TASK STATEMENT -
Search the records for the word "this" and pick out every line that has it.

ENTRIES SHOWN -
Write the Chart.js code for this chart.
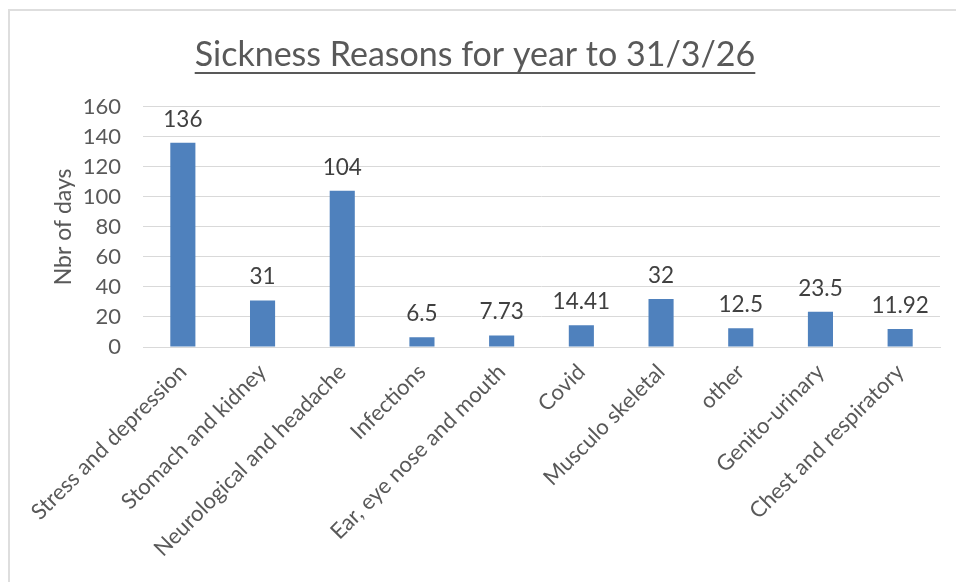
<!DOCTYPE html>
<html>
<head>
<meta charset="utf-8">
<script src="https://cdn.jsdelivr.net/npm/chart.js@4.4.1/dist/chart.umd.min.js"></script>
<style>
  html, body { margin: 0; padding: 0; background: #fff; }
  #wrap { position: relative; width: 956px; height: 582px; }
  #frame { position: absolute; left: 8px; top: 9px; right: -5px; bottom: -5px;
           border-top: 2px solid #dedede; border-left: 2px solid #dedede; }
  canvas { position: absolute; left: 0; top: 0; }
</style>
</head>
<body>
<div id="wrap">
  <div id="frame"></div>
  <canvas id="sickChart" width="956" height="582"></canvas>
</div>
<script>
// Chart data
const categories = ['Stress and depression', 'Stomach and kidney', 'Neurological and headache',
    'Infections', 'Ear, eye nose and mouth', 'Covid', 'Musculo skeletal', 'other',
    'Genito-urinary', 'Chest and respiratory'];
const days = [136, 31, 104, 6.5, 7.73, 14.41, 32, 12.5, 23.5, 11.92];
const yTicks = [0, 20, 40, 60, 80, 100, 120, 140, 160];

const FONT = "Lato, 'Liberation Sans', sans-serif";
const TITLE_SIZE = 34;

// values above each bar
const barLabels = {
    id: 'barLabels',
    afterDatasetsDraw(chart) {
        const ctx = chart.ctx;
        const meta = chart.getDatasetMeta(0);
        ctx.save();
        ctx.font = '22.5px ' + FONT;
        ctx.fillStyle = '#404040';
        ctx.textAlign = 'center';
        ctx.textBaseline = 'alphabetic';
        meta.data.forEach((bar, i) => {
            ctx.fillText(String(days[i]), bar.x, bar.y - 16);
        });
        ctx.restore();
    }
};

// underline the title like the original
const titleUnderline = {
    id: 'titleUnderline',
    afterDraw(chart) {
        const t = chart.titleBlock;
        if (!t) return;
        const ctx = chart.ctx;
        const text = chart.options.plugins.title.text;
        ctx.save();
        ctx.font = TITLE_SIZE + 'px ' + FONT;
        const w = ctx.measureText(text).width;
        const cx = (t.left + t.right) / 2;
        const y = 73;
        ctx.strokeStyle = '#595959';
        ctx.lineWidth = 2;
        ctx.beginPath();
        ctx.moveTo(cx - w / 2, y);
        ctx.lineTo(cx + w / 2, y);
        ctx.stroke();
        ctx.restore();
    }
};

new Chart(document.getElementById('sickChart').getContext('2d'), {
    type: 'bar',
    data: {
        labels: categories,
        datasets: [{
            label: 'Nbr of days',
            data: days,
            backgroundColor: '#4f81bd',
            borderWidth: 0,
            categoryPercentage: 1,
            barPercentage: 0.315
        }]
    },
    options: {
        responsive: false,
        animation: false,
        events: [],
        layout: { padding: { left: 10, right: 16, top: 12, bottom: 4 } },
        plugins: {
            legend: { display: false },
            tooltip: { enabled: false },
            title: {
                display: true,
                text: 'Sickness Reasons for year to 31/3/26',
                color: '#595959',
                font: { family: FONT, size: TITLE_SIZE, weight: 'normal' },
                padding: { top: 23, bottom: 31 }
            }
        },
        scales: {
            x: {
                grid: { display: false },
                border: { color: '#d9d9d9', width: 1 },
                ticks: {
                    color: '#595959',
                    font: { family: FONT, size: 22 },
                    maxRotation: 45,
                    minRotation: 45,
                    autoSkip: false,
                    padding: 4
                },
                afterFit: s => { s.height = 231; }
            },
            y: {
                min: 0,
                max: 160,
                afterBuildTicks: s => { s.ticks = yTicks.map(v => ({ value: v })); },
                grid: { color: '#d9d9d9', drawTicks: false },
                border: { display: false },
                ticks: {
                    color: '#595959',
                    font: { family: FONT, size: 22 },
                    padding: 22,
                    autoSkip: false
                },
                title: {
                    display: true,
                    text: 'Nbr of days',
                    color: '#595959',
                    font: { family: FONT, size: 23, weight: 'normal' },
                    padding: { top: 40, bottom: 0 }
                },
                afterFit: s => { s.width = 133; }
            }
        }
    },
    plugins: [barLabels, titleUnderline]
});
</script>
</body>
</html>
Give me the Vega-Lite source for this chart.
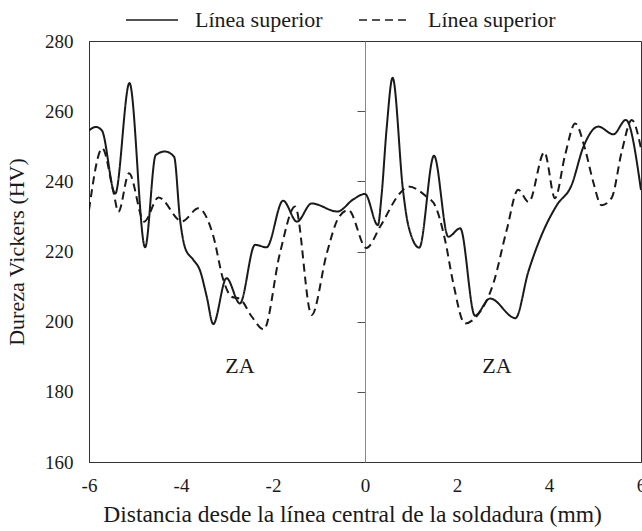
{
  "$schema": "https://vega.github.io/schema/vega-lite/v6.json",
  "width": 552,
  "height": 421,
  "autosize": {"type": "none"},
  "padding": {"left": 89, "top": 41, "right": 1, "bottom": 69},
  "background": "white",
  "config": {
    "font": "Liberation Serif",
    "view": {"stroke": "#333333", "strokeWidth": 1},
    "axis": {"grid": false, "labelFont": "Liberation Serif", "titleFont": "Liberation Serif", "labelColor": "#1a1a1a", "titleColor": "#1a1a1a", "titleFontWeight": "normal", "domainColor": "#333333"}
  },
  "datasets": {
    "curves": [
      {"x": -6.0, "v": 254.5, "s": "A"},
      {"x": -5.85, "v": 255.5, "s": "A"},
      {"x": -5.72, "v": 254.5, "s": "A"},
      {"x": -5.43, "v": 236.5, "s": "A"},
      {"x": -5.12, "v": 268, "s": "A"},
      {"x": -4.78, "v": 221.2, "s": "A"},
      {"x": -4.55, "v": 247.5, "s": "A"},
      {"x": -4.35, "v": 248.5, "s": "A"},
      {"x": -4.15, "v": 247, "s": "A"},
      {"x": -4.02, "v": 229, "s": "A"},
      {"x": -3.91, "v": 221, "s": "A"},
      {"x": -3.73, "v": 217.6, "s": "A"},
      {"x": -3.59, "v": 214.7, "s": "A"},
      {"x": -3.44, "v": 207.1, "s": "A"},
      {"x": -3.3, "v": 199.3, "s": "A"},
      {"x": -3.01, "v": 212.4, "s": "A"},
      {"x": -2.72, "v": 205.2, "s": "A"},
      {"x": -2.39, "v": 221.9, "s": "A"},
      {"x": -2.14, "v": 221.2, "s": "A"},
      {"x": -1.78, "v": 234.5, "s": "A"},
      {"x": -1.48, "v": 228.5, "s": "A"},
      {"x": -1.16, "v": 233.7, "s": "A"},
      {"x": -0.6, "v": 231.4, "s": "A"},
      {"x": -0.25, "v": 234.9, "s": "A"},
      {"x": 0.0, "v": 236.4, "s": "A"},
      {"x": 0.28, "v": 227.5, "s": "A"},
      {"x": 0.36, "v": 236, "s": "A"},
      {"x": 0.47, "v": 255, "s": "A"},
      {"x": 0.6, "v": 269.5, "s": "A"},
      {"x": 0.83, "v": 237, "s": "A"},
      {"x": 0.94, "v": 227.5, "s": "A"},
      {"x": 1.18, "v": 221.1, "s": "A"},
      {"x": 1.5, "v": 247.3, "s": "A"},
      {"x": 1.81, "v": 224.2, "s": "A"},
      {"x": 2.07, "v": 226.6, "s": "A"},
      {"x": 2.39, "v": 201.7, "s": "A"},
      {"x": 2.72, "v": 206.6, "s": "A"},
      {"x": 3.27, "v": 201.0, "s": "A"},
      {"x": 3.55, "v": 214.2, "s": "A"},
      {"x": 3.84, "v": 224.7, "s": "A"},
      {"x": 4.17, "v": 233.2, "s": "A"},
      {"x": 4.49, "v": 238.9, "s": "A"},
      {"x": 4.75, "v": 249.9, "s": "A"},
      {"x": 5.07, "v": 255.6, "s": "A"},
      {"x": 5.4, "v": 253.4, "s": "A"},
      {"x": 5.67, "v": 257.5, "s": "A"},
      {"x": 6.0, "v": 237.5, "s": "A"},
      {"x": -6.0, "v": 231.8, "s": "B"},
      {"x": -5.71, "v": 249.4, "s": "B"},
      {"x": -5.47, "v": 237, "s": "B"},
      {"x": -5.36, "v": 231.3, "s": "B"},
      {"x": -5.13, "v": 242.3, "s": "B"},
      {"x": -4.8, "v": 228.5, "s": "B"},
      {"x": -4.49, "v": 235.4, "s": "B"},
      {"x": -3.98, "v": 228.6, "s": "B"},
      {"x": -3.62, "v": 232.3, "s": "B"},
      {"x": -3.3, "v": 224.5, "s": "B"},
      {"x": -3.08, "v": 211.9, "s": "B"},
      {"x": -2.9, "v": 207.1, "s": "B"},
      {"x": -2.72, "v": 206.5, "s": "B"},
      {"x": -2.46, "v": 201.4, "s": "B"},
      {"x": -2.2, "v": 197.8, "s": "B"},
      {"x": -1.85, "v": 219.5, "s": "B"},
      {"x": -1.52, "v": 232.8, "s": "B"},
      {"x": -1.16, "v": 201.9, "s": "B"},
      {"x": -0.83, "v": 219.5, "s": "B"},
      {"x": -0.58, "v": 229.5, "s": "B"},
      {"x": -0.36, "v": 231.8, "s": "B"},
      {"x": 0.03, "v": 221, "s": "B"},
      {"x": 0.33, "v": 227.1, "s": "B"},
      {"x": 0.76, "v": 236.6, "s": "B"},
      {"x": 0.94, "v": 238.5, "s": "B"},
      {"x": 1.34, "v": 235.6, "s": "B"},
      {"x": 1.52, "v": 233.2, "s": "B"},
      {"x": 1.74, "v": 223.3, "s": "B"},
      {"x": 1.92, "v": 210.9, "s": "B"},
      {"x": 2.17, "v": 199.5, "s": "B"},
      {"x": 2.43, "v": 201.6, "s": "B"},
      {"x": 2.79, "v": 210.9, "s": "B"},
      {"x": 3.08, "v": 226.1, "s": "B"},
      {"x": 3.33, "v": 237.6, "s": "B"},
      {"x": 3.56, "v": 234.1, "s": "B"},
      {"x": 3.9, "v": 248.3, "s": "B"},
      {"x": 4.13, "v": 235.2, "s": "B"},
      {"x": 4.35, "v": 247.5, "s": "B"},
      {"x": 4.57, "v": 256.5, "s": "B"},
      {"x": 4.78, "v": 249.4, "s": "B"},
      {"x": 4.96, "v": 239.9, "s": "B"},
      {"x": 5.14, "v": 233.2, "s": "B"},
      {"x": 5.36, "v": 235.2, "s": "B"},
      {"x": 5.58, "v": 248.4, "s": "B"},
      {"x": 5.8, "v": 257.5, "s": "B"},
      {"x": 6.0, "v": 249.4, "s": "B"}
    ],
    "labels": [
      {"x": -2.72, "v": 187.5, "t": "ZA"},
      {"x": 2.87, "v": 187.5, "t": "ZA"}
    ]
  },
  "layer": [
    {
      "data": {"name": "curves"},
      "mark": {"type": "line", "interpolate": "monotone", "strokeWidth": 2, "color": "#1a1a1a", "clip": true},
      "encoding": {
        "x": {"field": "x", "type": "quantitative", "scale": {"domain": [-6, 6], "nice": false},
          "axis": {"values": [-6, -4, -2, 0, 2, 4, 6], "labelExpr": "toString(datum.value)", "labelFlush": false, "ticks": false, "labelFontSize": 19, "labelPadding": 14, "title": "Distancia desde la línea central de la soldadura (mm)", "titleFontSize": 23.5, "titlePadding": 7, "titleX": 263, "domainColor": "#333333"}},
        "y": {"field": "v", "type": "quantitative", "scale": {"domain": [160, 280], "nice": false},
          "axis": {"values": [160, 180, 200, 220, 240, 260, 280], "ticks": false, "labelFontSize": 19, "labelPadding": 16, "title": "Dureza Vickers (HV)", "titleFontSize": 22, "titlePadding": 16}},
        "strokeDash": {"field": "s", "type": "nominal",
          "scale": {"domain": ["A", "B"], "range": [[1, 0], [8, 5]]},
          "legend": {"orient": "none", "legendX": 36, "legendY": -48, "direction": "horizontal", "title": null,
            "labelExpr": "'Línea superior'", "labelFont": "Liberation Serif", "labelFontSize": 22, "labelColor": "#1a1a1a",
            "symbolType": "stroke", "symbolSize": 2700, "symbolStrokeWidth": 1.5, "symbolStrokeColor": "#1a1a1a",
            "labelOffset": 16, "columnPadding": 33}}
      }
    },
    {
      "data": {"name": "labels"},
      "mark": {"type": "text", "fontSize": 22, "font": "Liberation Serif", "color": "#1a1a1a"},
      "encoding": {
        "x": {"field": "x", "type": "quantitative"},
        "y": {"field": "v", "type": "quantitative",
          "axis": {"orient": "left", "offset": -276, "labels": false, "title": null, "ticks": true, "tickSize": 8, "tickWidth": 1, "tickColor": "#555555", "domainColor": "#888888", "values": [180, 200, 220, 240, 260]}},
        "text": {"field": "t"}
      }
    }
  ],
  "resolve": {"axis": {"y": "independent"}}
}
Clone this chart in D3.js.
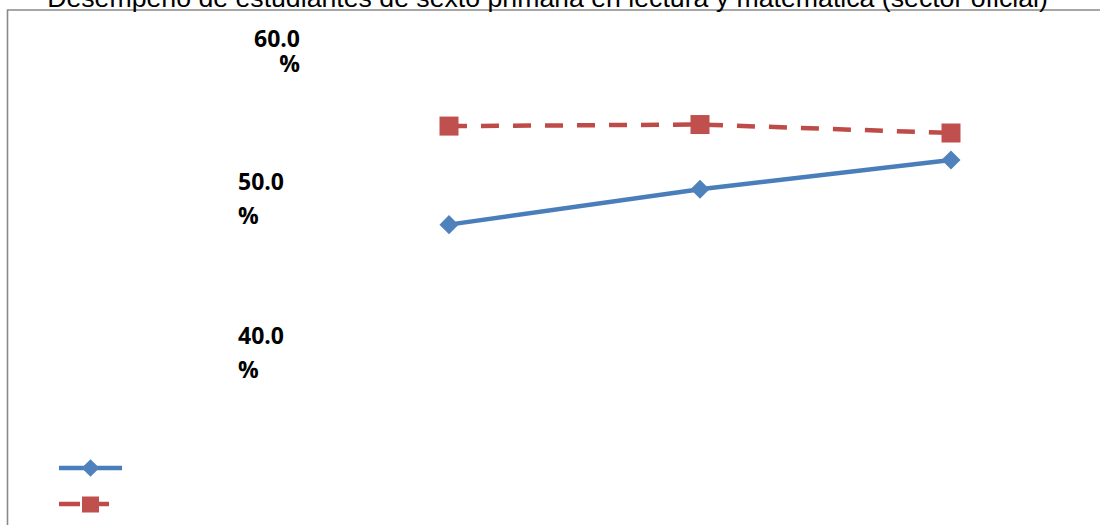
<!DOCTYPE html>
<html>
<head>
<meta charset="utf-8">
<script src="https://cdn.jsdelivr.net/npm/d3@7"></script>
<style>
  body { margin: 0; background: #fff; }
  svg { display: block; }
</style>
</head>
<body>
<svg width="1100" height="525"></svg>
<script>
// data
var titleText = "Desempeño de estudiantes de sexto primaria en lectura y matemática (sector oficial)";
var categories = ["c1", "c2", "c3"];
var lectura = [48.4, 50.7, 52.6];      // blue, solid, diamonds
var matematica = [54.8, 54.9, 54.35];  // red, dashed, squares
var yTicks = [40, 50, 60];

var svg = d3.select("svg");
var width = +svg.attr("width");
var height = +svg.attr("height");

// chart frame (cut at right and bottom)
svg.append("path")
    .attr("d", "M7.5," + height + "V10H" + width)
    .attr("fill", "none")
    .attr("stroke", "#898989")
    .attr("stroke-width", 1.6);

// title, partly above the picture as in the original
var title = svg.append("text")
    .attr("x", 547.5)
    .attr("y", 6.5)
    .attr("text-anchor", "middle")
    .attr("font-family", "Liberation Sans, Arial, sans-serif")
    .attr("font-size", 20)
    .attr("fill", "#000")
    .text(titleText);
var tw = title.node().getComputedTextLength();
title.attr("font-size", 20 * 1001 / tw);

var x = d3.scalePoint()
    .domain(categories)
    .range([449, 951]);

var y = d3.scaleLinear()
    .domain([40, 50])
    .range([354, 200]);

// y labels, wrapped in two lines like the original
var labels = svg.append("g")
    .attr("font-family", "Open Sans, Noto Sans, sans-serif")
    .attr("font-weight", "bold")
    .attr("font-size", 23)
    .attr("fill", "#000");

yTicks.forEach(function(v, i) {
  var top = i === yTicks.length - 1;
  var t = labels.append("text")
      .attr("text-anchor", top ? "end" : "start");
  var lx = top ? 300 : 238;
  var cy = y(v);
  t.append("tspan")
      .attr("x", lx)
      .attr("y", top ? cy + 1 : cy - 10)
      .text(v.toFixed(1));
  t.append("tspan")
      .attr("x", lx)
      .attr("y", top ? cy + 26 : cy + 23.5)
      .text("%");
});

var line = d3.line()
    .x(function(d, i) { return x(categories[i]); })
    .y(function(d) { return y(d); });

var blue = "#4A7EBB", blueMark = "#4F81BD";
var red = "#BE4B48", redMark = "#C0504D";

svg.append("path")
    .datum(matematica)
    .attr("d", line)
    .attr("fill", "none")
    .attr("stroke", red)
    .attr("stroke-width", 4.5)
    .attr("stroke-dasharray", "18,14");

svg.append("path")
    .datum(lectura)
    .attr("d", line)
    .attr("fill", "none")
    .attr("stroke", blue)
    .attr("stroke-width", 4.5);

var diamond = d3.symbol().type(d3.symbolSquare).size(13.5 * 13.5);

svg.append("g")
  .selectAll("path")
  .data(lectura)
  .enter().append("path")
    .attr("d", diamond)
    .attr("transform", function(d, i) { return "translate(" + x(categories[i]) + "," + y(d) + ") rotate(45)"; })
    .attr("fill", blueMark);

svg.append("g")
  .selectAll("rect")
  .data(matematica)
  .enter().append("rect")
    .attr("x", function(d, i) { return x(categories[i]) - 9.5; })
    .attr("y", function(d) { return y(d) - 9.5; })
    .attr("width", 19)
    .attr("height", 19)
    .attr("fill", redMark);

// legend (no text visible)
var leg = svg.append("g");
leg.append("line")
    .attr("x1", 59).attr("x2", 122)
    .attr("y1", 468).attr("y2", 468)
    .attr("stroke", blue).attr("stroke-width", 4.5);
leg.append("path")
    .attr("d", d3.symbol().type(d3.symbolSquare).size(12.5 * 12.5))
    .attr("transform", "translate(90.5,468) rotate(45)")
    .attr("fill", blueMark);
leg.append("line")
    .attr("x1", 59).attr("x2", 116)
    .attr("y1", 504).attr("y2", 504)
    .attr("stroke", red).attr("stroke-width", 4.5)
    .attr("stroke-dasharray", "21,3,0,9,17");
leg.append("rect")
    .attr("x", 82).attr("y", 496.5)
    .attr("width", 17).attr("height", 16)
    .attr("fill", redMark);
</script>
</body>
</html>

SOLUTION TO THE PROBLEM -
Write the Chart.js code for this chart.
Give me the Vega-Lite source for this chart.
Clone this chart in D3.js.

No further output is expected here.